Should “each member of the secretariat be authorized to sign” the organizations’ checks? they then asked.

Again, the rebbe nodded his head, according to their statement.

However, said the Lubavitch insider, while the three rabbis asked the rebbe to approve the spreading of power among all the secretaries, they did so without the approval of the other two — Krinsky and Mindel, who already control the organizations.

The troika have generally been quiet, behind-the-scenes figures in the Lubavitch movement and it is not known how, if at all, they differ in philosophy or approach from Krinsky.

Krinksy did not return repeated telephone messages left for him.

The internal battle has not finished playing itself out.

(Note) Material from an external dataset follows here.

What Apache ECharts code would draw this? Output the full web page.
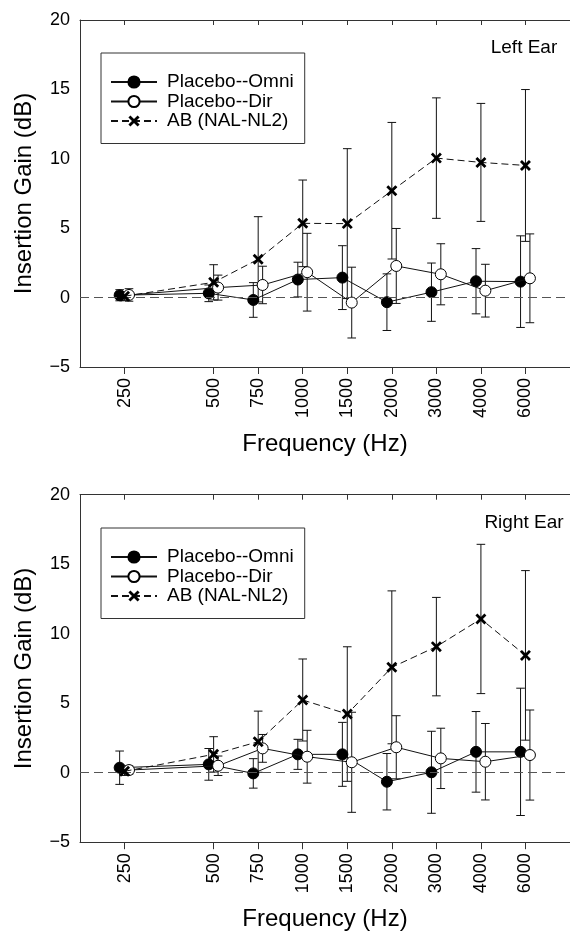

So it remains unclear whether authority over the worldwide Lubavitch network remains effectively concentrated in the hands of Krinsky, or if, in the end, his three colleagues will be successful in their effort to wrest some of the control from his hands.

Referring to the description of the rebbe giving permission to these men, sociologist Heilman said that even “the idea that the rebbe is making decisions really strains credulity.

“Whoever is interpreting those decisions is really making them,” he said.

This latest episode illuminates the beginning of a period of difficulty and dissension for Lubavitch, as those who will lead the organization during the interregnum between this rebbe and the next emerge, say observers.